By MARGARET TALEV
August 02, 2006
Behind the scenes, though, the Senate Democratic leadership was scrambling Wednesday to lock down commitments from a handful of wavering senators who've been put in difficult binds by the Republican-drafted legislation, which already has passed the House of Representatives.
The bill would raise the minimum wage from $5.15 to $7.25 per hour over three years. It also would sharply reduce the tax on inherited estates, as well as some other taxes. More than 6 million Americans would gain directly from the higher wage. About 8,200 heirs would gain $1.4 million each from the estate-tax cut, according to the Center on Budget and Policy Priorities, a respected liberal research center staffed by former government budget analysts.
The bill contains various "sweeteners" to make it hard for key Democrats to vote against, including tax breaks for the timber industry in Washington state and miners in West Virginia and bond-related perks for Arkansas. Senators from those states facing potentially tough re-election fights in November - including Maria Cantwell, D-Wash., and Robert Byrd, D-W.Va. - may be loath to block the legislation for fear that losing those special breaks could cost them votes back home.
"It's kind of a political box they've tried to put us in," said Sen. Mark Pryor, D-Ark., adding that he'd been in private meetings with colleagues on both sides of the aisle all day. "It's such a big, enormous, wide-ranging proposal, there are a lot of merits to consider here."

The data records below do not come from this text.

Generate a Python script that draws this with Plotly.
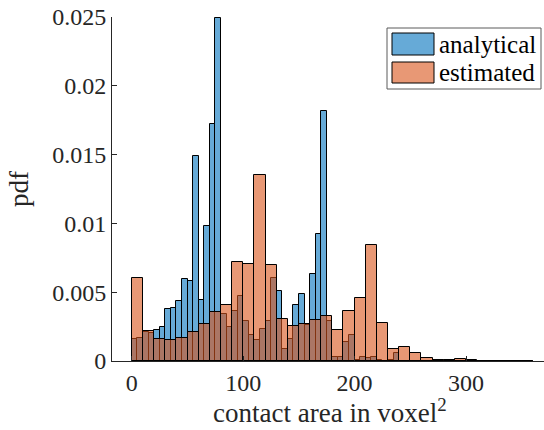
import plotly.graph_objects as go

# ---- data ----
analytical_width = 5
analytical_start = 0
analytical_pdf = [
    0.00157, 0.0017, 0.0021, 0.0020, 0.00227, 0.00244, 0.0038, 0.00387,
    0.00438, 0.00597, 0.00578, 0.0149, 0.00445, 0.0098, 0.0172, 0.0249,
    0.00343, 0.00246, 0.00362, 0.00469, 0.0029, 0.00186, 0.00155, 0.00235,
    0.0029, 0.00604, 0.00512, 0.0009, 0.00162, 0.00409, 0.00487, 0.0026,
    0.00633, 0.0092, 0.0182, 0.0029, 0.0003, 0.0003, 0.0014, 0.0019,
    0.0001, 0.00027, 0.00024, 0.0003, 0.0001, 0.00003, 0.0001, 0.00055,
    0.00003, 0.00002, 0.00002, 0.00002, 0.00002, 0.00002, 0.00002, 0.00002,
    0.00002, 0.00002, 0.00002, 0.00002, 0.00002, 0.00002, 0.00002, 0.00002,
    0.00002, 0.00002, 0.00002, 0.00002, 0.00002, 0.00002, 0.00002, 0.00002,
]
estimated_width = 10
estimated_start = 0
estimated_pdf = [
    0.00601, 0.0022, 0.00162, 0.00152, 0.0017, 0.00213, 0.00266, 0.00355,
    0.00409, 0.00717, 0.00706, 0.0135, 0.00698, 0.00302, 0.00251, 0.00266,
    0.003, 0.00324, 0.00227, 0.00367, 0.00459, 0.00843, 0.00278, 0.00088,
    0.00101, 0.00061, 0.00024, 0.00008, 0.0001, 0.00017, 0.0001, 0.00003,
    0.00002, 0.00002, 0.00002, 0.00002,
]
series_names = ["analytical", "estimated"]
x_ticks = [0, 100, 200, 300]
y_ticks = [0, 0.005, 0.01, 0.015, 0.02, 0.025]
y_ticklabels = ["0", "0.005", "0.01", "0.015", "0.02", "0.025"]
x_label = "contact area in voxel<sup>2</sup>"
y_label = "pdf"

# ---- styling ----
FONT = "Liberation Serif"
TXT = "#262626"
blue_face = "rgba(0,114,189,0.6)"
orange_face = "rgba(217,83,25,0.6)"

W, H = 544, 430
L, R, T, B = 112, 0, 17, 69
PW, PH = W - L - R, H - T - B


def px(xp):
    return (xp - L) / PW


def py(yp):
    return (H - B - yp) / PH


def centers(start, width, n):
    return [start + width * (i + 0.5) for i in range(n)]


fig = go.Figure()
fig.add_trace(go.Bar(
    x=centers(analytical_start, analytical_width, len(analytical_pdf)),
    y=analytical_pdf, width=analytical_width, name=series_names[0],
    marker=dict(color=blue_face, line=dict(color="black", width=1)),
))
fig.add_trace(go.Bar(
    x=centers(estimated_start, estimated_width, len(estimated_pdf)),
    y=estimated_pdf, width=estimated_width, name=series_names[1],
    marker=dict(color=orange_face, line=dict(color="black", width=1)),
))

shapes = [
    dict(type="rect", xref="paper", yref="paper", x0=px(387), x1=px(541),
         y0=py(89), y1=py(28), line=dict(color="#5a5a5a", width=1),
         fillcolor="white", layer="above"),
    dict(type="rect", xref="paper", yref="paper", x0=px(392), x1=px(434),
         y0=py(55), y1=py(33), line=dict(color="black", width=1),
         fillcolor=blue_face, layer="above"),
    dict(type="rect", xref="paper", yref="paper", x0=px(392), x1=px(434),
         y0=py(83), y1=py(62), line=dict(color="black", width=1),
         fillcolor=orange_face, layer="above"),
]
annotations = [
    dict(text=series_names[0], xref="paper", yref="paper", x=px(437), y=py(44),
         xanchor="left", yanchor="middle", showarrow=False,
         font=dict(family=FONT, size=25, color="black")),
    dict(text=series_names[1], xref="paper", yref="paper", x=px(437), y=py(72.5),
         xanchor="left", yanchor="middle", showarrow=False,
         font=dict(family=FONT, size=25, color="black")),
    dict(text=x_label, xref="paper", yref="paper", x=px(330), y=py(430),
         xanchor="center", yanchor="bottom", showarrow=False,
         font=dict(family=FONT, size=27, color=TXT)),
    dict(text=y_label, xref="paper", yref="paper", x=px(19), y=py(189),
         xanchor="center", yanchor="middle", showarrow=False, textangle=-90,
         font=dict(family=FONT, size=27, color=TXT)),
]

fig.update_layout(
    width=W, height=H, margin=dict(l=L, r=R, t=T, b=B, autoexpand=False),
    barmode="overlay", bargap=0, showlegend=False,
    plot_bgcolor="white", paper_bgcolor="white",
    shapes=shapes, annotations=annotations,
    font=dict(family=FONT, size=24, color=TXT),
)
fig.update_xaxes(
    range=[-17.8, 370], tickvals=x_ticks, ticks="inside", ticklen=5,
    tickcolor=TXT, showline=True, linecolor=TXT, linewidth=1,
    showgrid=False, zeroline=False, tickfont=dict(family=FONT, size=24, color=TXT),
)
fig.update_yaxes(
    range=[0, 0.025], tickvals=y_ticks, ticktext=y_ticklabels, ticks="inside",
    ticklen=5, tickcolor=TXT, showline=True, linecolor=TXT, linewidth=1,
    showgrid=False, zeroline=False, tickfont=dict(family=FONT, size=24, color=TXT),
)

fig.write_html("out.html")
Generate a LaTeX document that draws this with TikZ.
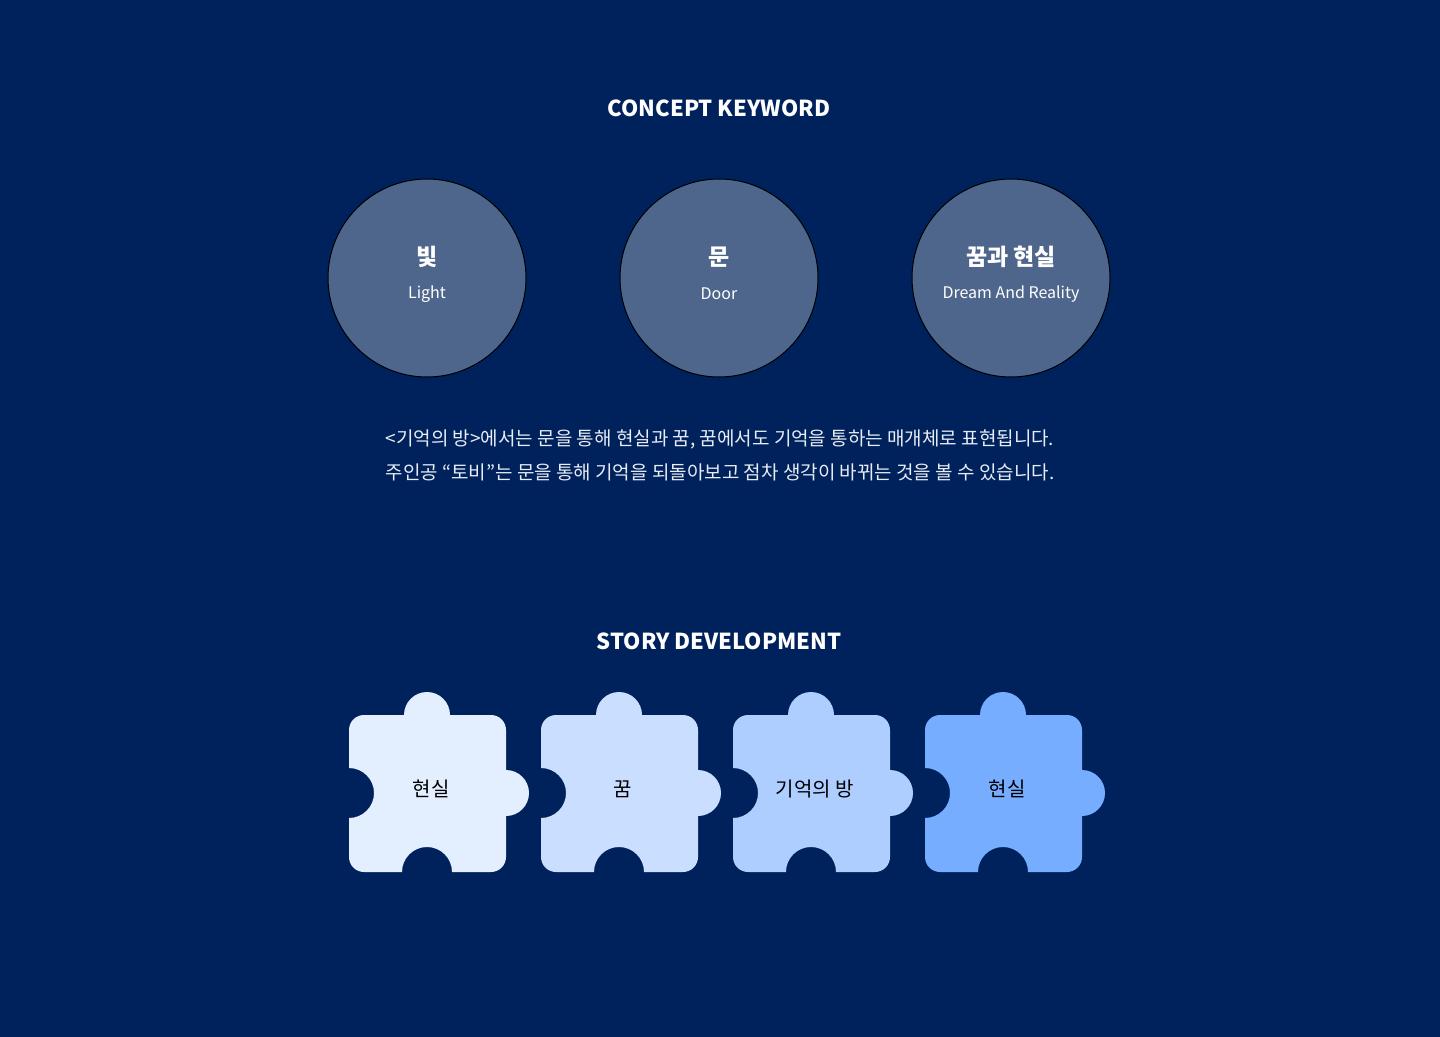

"The Democrats are going to have to explain why they were against tuition tax deductions, timber capital gains. . . . They're the ones that got the problem," said Sen. Trent Lott, R-Miss.
Senate Republicans could fend off a Democratic filibuster and pass the wage and tax package this week before leaving town for a month-long recess if all 55 of their members support it - and they pick up five Democrats. Two Republicans have indicated that they'll consider breaking ranks, but seven Democrats are considered possible defectors.
One provision could help solidify Democratic ranks, however: Labor advocates say the bill would gut state minimum-wage protections for perhaps 1 million workers in Alaska, California, Minnesota, Montana, Nevada, Oregon and Washington state whose incomes depend largely on tips. That worries some Republicans as well.
"We will prevail," third-ranking Senate Democrat Richard Durbin of Illinois predicted Wednesday. "We will not sell out for an estate-tax cut. We will not sell out for a minimum-wage increase that leaves so many people behind."
But Republican Majority Leader Bill Frist, R-Tenn., has given Democrats an ultimatum: Agree to the package deal this week or get no minimum-wage hike this year.
"This is the one shot," Frist said. "There will be no second chances. No last-minute side deals."
Democrats say Frist might change his tune after the August recess if the minimum-wage issue looks as if it could be an election spoiler, however.
For Democrats - and a few dozen moderate Republicans in Rust Belt states or otherwise competitive races - raising the minimum wage is a potent campaign issue. It hasn't been increased since 1997. Since then, inflation has cut its purchasing power by 26 percent.
In the same time span, Congress has raised lawmakers' salaries by about $32,000, three times the annual salary of someone who earns the minimum wage.